For this process, rather than working with just the transition rate itself, let’s define an absorption cross-section, \sigma_{\rm abs} \equiv \frac{E_{\rm src} W_{i \rightarrow n}}{|\vec{S}_{\rm src}|}. Notice that the cross section has units of (energy/time) divided by (energy/area * time) = area. Two things to point out: first, this is a more natural quantity to work with for a particle scattering experiment - working with the Poynting vector makes sense if we are running an experiment with a beam applied in a fixed direction with fixed intensity and energy. Second, the cross-section is defined in such a way that the details of our experiment, E_{\rm src} and \vec{S}_{\rm src}, are divided out. This allows us to capture something which we can really think of as an intrinsic property of the target system, independent of how intense our laser beam is.

Returning to our specific example, the Poynting vector in CGS units takes the general form |\vec{S}| = \frac{c}{4\pi} |\vec{E} \times \vec{B}| We’d like to work in terms of the time average for our oscillating radiation solution again. Expanding this out using some vector-calc identities for our radiation solution and then taking a time average as before yields the result \left\langle |\vec{S}| \right\rangle = \frac{c}{8\pi} |E_0|^2 = \frac{|A_0|^2 \omega^2}{8 \pi c}.

Making the replacement of a discrete set of energy levels \rho(E_i) \rightarrow \sum_n \delta(E_n - E_i - \hbar \omega), the rate becomes W_{i \rightarrow n} = \frac{\pi e^2}{2\hbar^2 c^2} \frac{8\pi c \left\langle |\vec{S}| \right\rangle}{\omega^2} |\bra{n} \vec{\epsilon} \cdot \hat{\vec{x}} \ket{i}|^2 \sum_n \omega_{ni}^2 \delta(\omega_{ni} - \omega) so that the absorption cross-section becomes \sigma_{\rm abs}(\omega) = \frac{(\hbar \omega) W_{i \rightarrow n}}{\left\langle |\vec{S}| \right\rangle} \\ = 4 \pi^2 \frac{e^2}{\hbar c} \omega |\bra{n} \vec{\epsilon} \cdot \hat{\vec{x}} \ket{i}|^2 \sum_n \delta(\omega_{ni} - \omega) \\ = 4\pi^2 \alpha \omega |\bra{n} \vec{\epsilon} \cdot \hat{\vec{x}} \ket{i}|^2 \sum_n \delta(\omega_{ni} - \omega).

Since the source is at a fixed frequency \omega, the sum doesn’t really matter (up to possible counting factors from degenerate states), since \omega has to be tuned to pick up a specific energy level E_n and the contribution from all other final states \ket{n} is zero.

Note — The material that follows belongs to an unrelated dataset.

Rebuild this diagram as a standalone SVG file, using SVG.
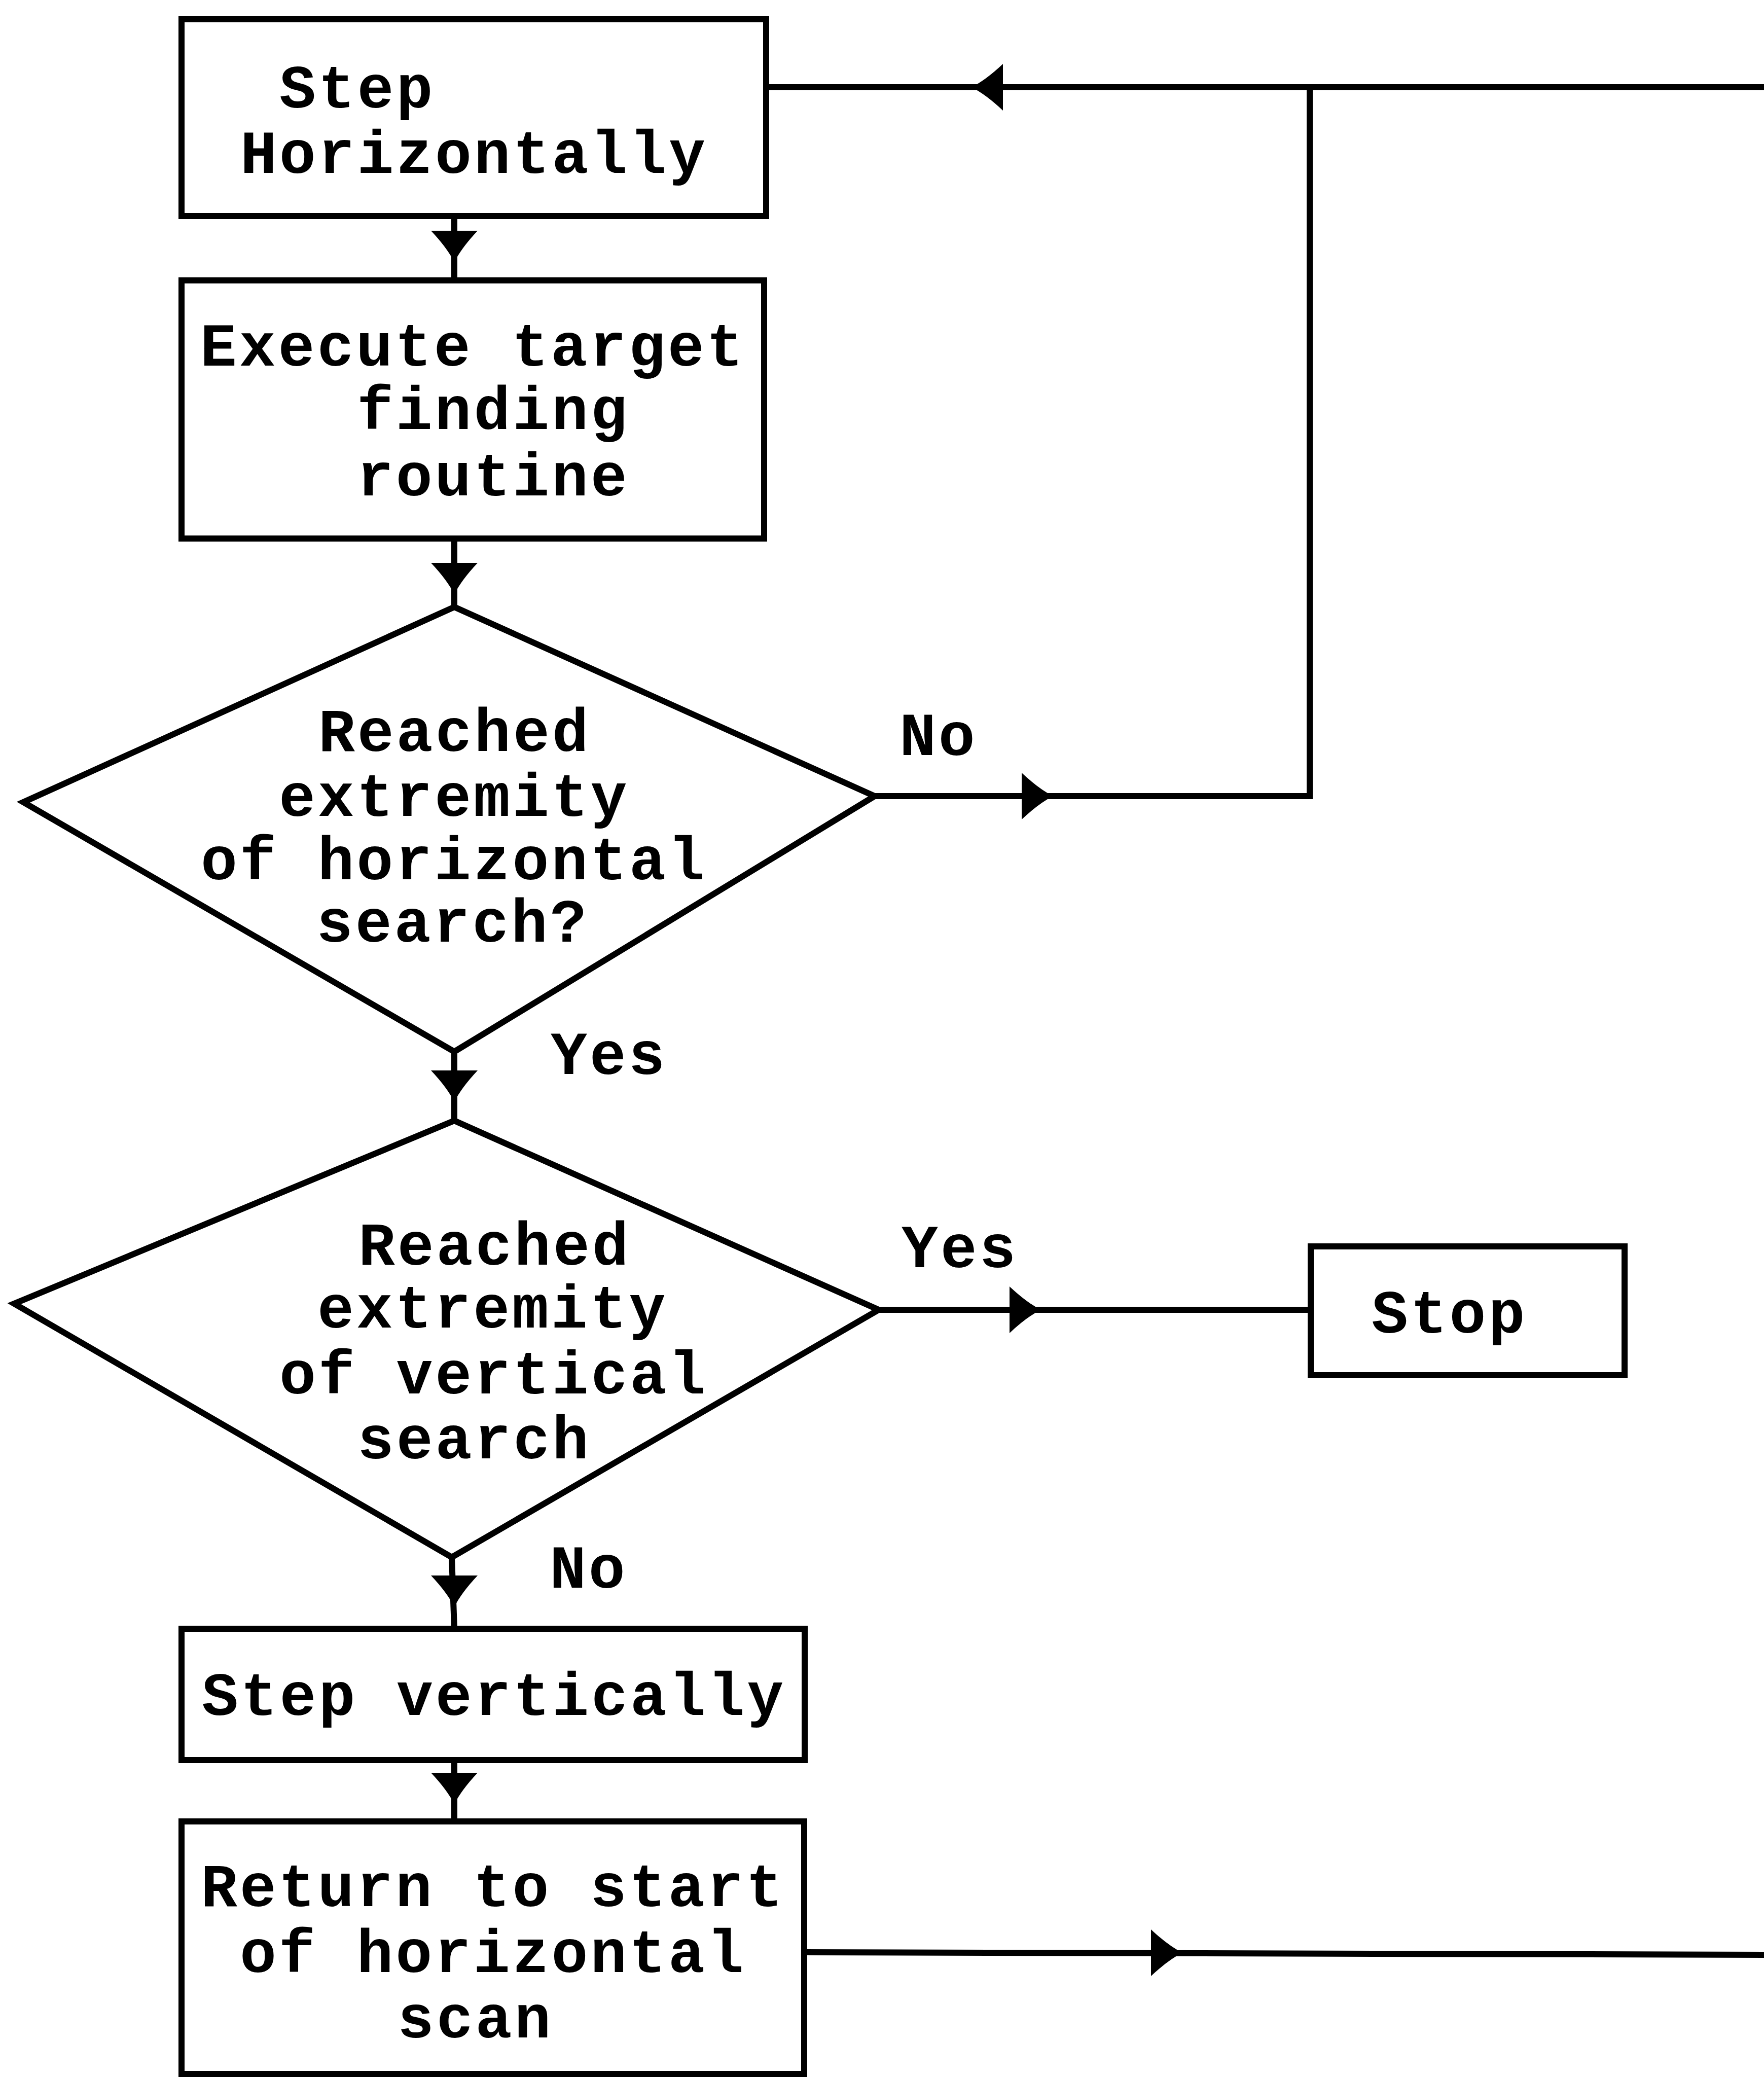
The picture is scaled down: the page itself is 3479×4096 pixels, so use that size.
<svg xmlns="http://www.w3.org/2000/svg" xmlns:xlink="http://www.w3.org/1999/xlink" width="3479" height="4096" viewBox="0 0 3479 4096">
<style>
.box{fill:#fff;stroke:#000;stroke-width:12}
.conn{fill:none;stroke:#000;stroke-width:12}
.t{font-family:"Liberation Mono","DejaVu Sans Mono",monospace;font-size:120px;letter-spacing:4.8px;font-weight:bold;fill:#000}
</style>
<defs>
<path id="ah" d="M0,0 Q-28,-14 -62,-46 L-62,46 Q-28,14 0,0 Z" fill="#000"/>
</defs>
<rect width="3479" height="4096" fill="#fff"/>
<g id="connectors">
<line class="conn" x1="896" y1="426" x2="896" y2="553"/>
<use xlink:href="#ah" transform="translate(896,517) rotate(90)"/>
<line class="conn" x1="896" y1="1062" x2="896" y2="1197"/>
<use xlink:href="#ah" transform="translate(896,1172) rotate(90)"/>
<line class="conn" x1="896" y1="2074" x2="896" y2="2210"/>
<use xlink:href="#ah" transform="translate(896,2173) rotate(90)"/>
<line class="conn" x1="891" y1="3071" x2="896" y2="3212"/>
<use xlink:href="#ah" transform="translate(896,3169) rotate(90)"/>
<line class="conn" x1="896" y1="3471" x2="896" y2="3592"/>
<use xlink:href="#ah" transform="translate(896,3558) rotate(90)"/>
<polyline class="conn" points="1725,1570 2583,1570 2583,172"/>
<use xlink:href="#ah" transform="translate(2077,1570)"/>
<line class="conn" x1="1511" y1="172" x2="3479" y2="172"/>
<use xlink:href="#ah" transform="translate(1916,172) rotate(180)"/>
<line class="conn" x1="1733" y1="2583" x2="2585" y2="2583"/>
<use xlink:href="#ah" transform="translate(2053,2583)"/>
<line class="conn" x1="1586" y1="3850" x2="3479" y2="3855"/>
<use xlink:href="#ah" transform="translate(2332,3851)"/>
<text class="t" x="1774" y="1489">No</text>
<text class="t" x="1086" y="2118">Yes</text>
<text class="t" x="1778" y="2499">Yes</text>
<text class="t" x="1084" y="3131">No</text>
</g>
<g id="step-horizontally">
<rect class="box" x="358" y="38" width="1153" height="388"/>
<text class="t" x="551" y="212">Step</text>
<text class="t" x="474" y="341">Horizontally</text>
</g>
<g id="execute-target">
<rect class="box" x="358" y="553" width="1149" height="509"/>
<text class="t" x="395" y="721">Execute target</text>
<text class="t" x="704" y="846">finding</text>
<text class="t" x="704" y="977">routine</text>
</g>
<g id="decision-horizontal">
<polygon class="box" points="896,1197 1725,1570 896,2074 46,1582"/>
<text class="t" x="628" y="1481">Reached</text>
<text class="t" x="550" y="1609">extremity</text>
<text class="t" x="396" y="1734">of horizontal</text>
<text class="t" x="624" y="1857">search?</text>
</g>
<g id="decision-vertical">
<polygon class="box" points="896,2210 1733,2583 891,3071 28,2571"/>
<text class="t" x="707" y="2494">Reached</text>
<text class="t" x="626" y="2618">extremity</text>
<text class="t" x="551" y="2748">of vertical</text>
<text class="t" x="705" y="2876">search</text>
</g>
<g id="stop">
<rect class="box" x="2585" y="2458" width="619" height="254"/>
<text class="t" x="2705" y="2628">Stop</text>
</g>
<g id="step-vertically">
<rect class="box" x="358" y="3212" width="1229" height="259"/>
<text class="t" x="398" y="3382">Step vertically</text>
</g>
<g id="return-to-start">
<rect class="box" x="358" y="3592" width="1228" height="498"/>
<text class="t" x="396" y="3759">Return to start</text>
<text class="t" x="473" y="3889">of horizontal</text>
<text class="t" x="784" y="4018">scan</text>
</g>
</svg>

While this is a complete description (in dipole approximation) given a plane wave with fixed frequency \omega, in a more realistic situation we would probably be illuminating our atom with a light source that has some frequency distribution, meaning we don’t need to tune exactly to the transition frequency \omega_{ni}.

We can also ask about what happens if we sum over all possible source frequencies. This defines the total cross-section for absorption, \sigma_{\rm abs, tot} = \int d\omega \sigma_{\rm abs}(\omega) \\ = \sum_n 4\pi^2 \omega_{ni} |\bra{n} \hat{z} \ket{i}|^2. Now, we define a quantity known as the “oscillator strength”, f_{ni} \equiv \frac{2m_e}{\hbar} \omega_{ni} |\bra{n} \hat{z} \ket{i}|^2. It turns out that, by the Thomas-Reiche-Kuhn sum rule (which you proved on the homework, and which follows from the observation that [\hat{z}, [\hat{z}, \hat{H}_0]] = 0), these satisfy the identity \sum_n f_{ni} = 1. This means that we can simplify the sum above: pulling out some constant factors, we see that \sigma_{\rm abs, tot} = \frac{4\pi^2 \alpha \hbar}{2m_e} = \frac{2\pi^2 e^2}{m_e}. As is evident from the factor of \hbar cancelling out, this is a classical electrodynamics result! (But as such, it’s also a good check that we’ve set up all our formalism correctly.)